Asian currencies firmed on Monday after US President Donald Trump delayed increasing tariffs on $200 million of imports from China after "productive" trade negotiations, which boosted risk appetites. Early on Monday, the yuan rose as much as 0.6 percent on the Trump news, taking the Chinese currency to its strongest level in over seven months. Trump on Sunday said he would delay a March 1 deadline for hiking tariffs to 25 percent from 10 percent and would meet his Chinese counterpart Xi Jinping to seal a trade deal if progress continued.
The trade fight between the world's largest economies has impacted global growth and weighed on emerging Asian units since last year. "Declaration of an extension of the trade deal deadline brought cheer to markets looking for an excuse to look at the half-full glass", Vishnu Varathan, senior economist at Mizuho Bank in Singapore, said a note to clients.
US Treasury Secretary Steven Mnuchin's comment that US and Chinese officials had reached an agreement on currency issues, helped fuel gains in the yuan. The South Korean won and the Indonesian rupiah firmed 0.4 percent and 0.3 percent, respectively. Also gaining against the dollar was the Indian rupee and the Malaysian ringgit, while the Taiwan dollar was marginally up.

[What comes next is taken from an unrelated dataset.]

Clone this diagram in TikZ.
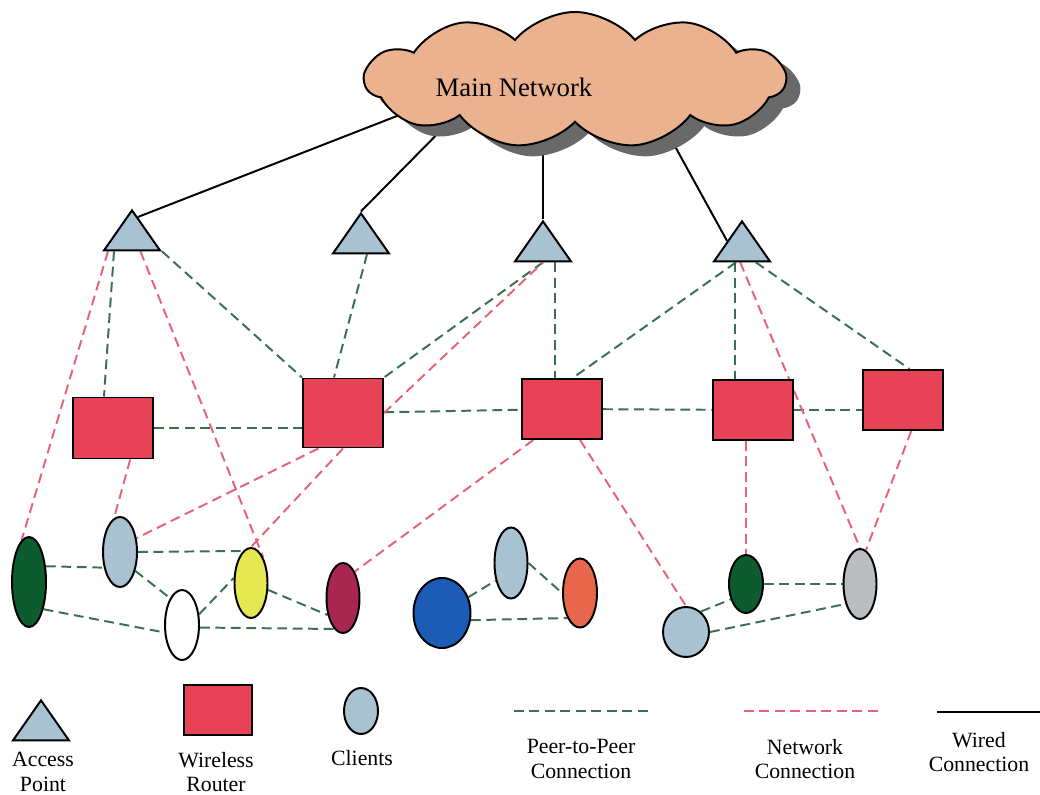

Containing gains in the Taiwan dollar was government data on Friday showing the trade-reliant island's export orders contracted in January for a third straight month, adding to evidence of a global tech slowdown.
The Singapore dollar was slightly stronger against the greenback on Monday. Data showed the country's headline inflation rate increased in January at a slower than expected pace.
The headline all-items consumer price index (CPI) rose 0.4 percent from a year earlier, slower than the median forecast in a Reuters poll of 0.6 percent and December's 0.5 percent reading.